Perhaps the first thing to jump out at you is the spectacle of a giant inflatable Vegemite jar on a plastic chair. Close by is another companion chair that is home to a part-empty five-litre container of automotive coolant.

Just a few hundred metres from the Lismore-Woodburn road, along Tucki Road, is about fifty metres of road frontage devoted to a combination of sculpture collection and garden, featuring found objects and assemblages of curious things arranged among, and behind, a stretch of neatly mowed grass. A sign indicates the property name Gunnah Doo, one that I immediately associate with procrastination – an understandable strategy in today’s baking midday heat when some cultures would be having a long siesta.


Like many gardens of its type, it is kitschy, with a few concrete donkeys pulling carts, a pair of elephants, a giraffe, a pair of flamingos, a black cat, and the odd garden gnome.

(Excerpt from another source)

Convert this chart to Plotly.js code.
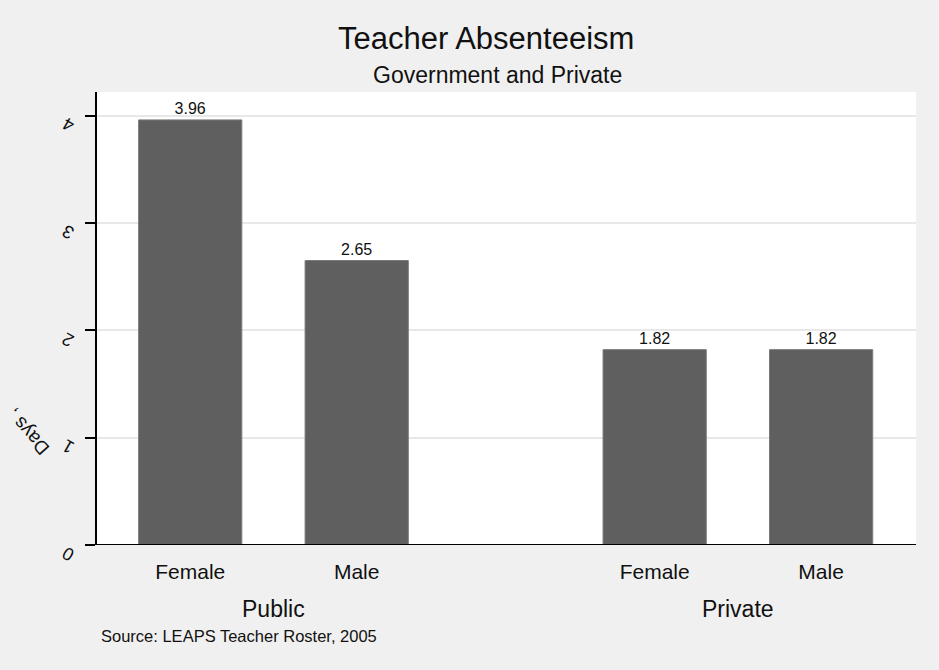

A hanging plastic whale is located close to a couple of upright surfboards with their bottom ends lodged in the ground. There is a rudimentary rocket made from metal, and a pair of fantasy creatures on columns that look like lengths of metal water pipe guard the front entrance. Other similar creations are located inside the front gate.




Yet there is also a tastefulness in the understated use of the colours blue, red and yellow that run as a thread through much of what is on display.



Plants are being grown in a couple of wheelbarrows that have been painted blue. At one location, an old road marker has been incorporated into an assemblage, indicating that you have eight miles of travel before reaching Lismore and sixteen miles to Woodburn.


Shading some of this are frangipanis, a couple of exotic palms, and further on a row of pines whose piney smell and cones littering the ground add a further dimension. Underneath is a row of grey agaves growing in a rock garden the features various old pieces of yellow-painted machinery and equipment.



On the opposite side of the road, some new plantings indicate that the project is most likely in an ongoing state of expansion.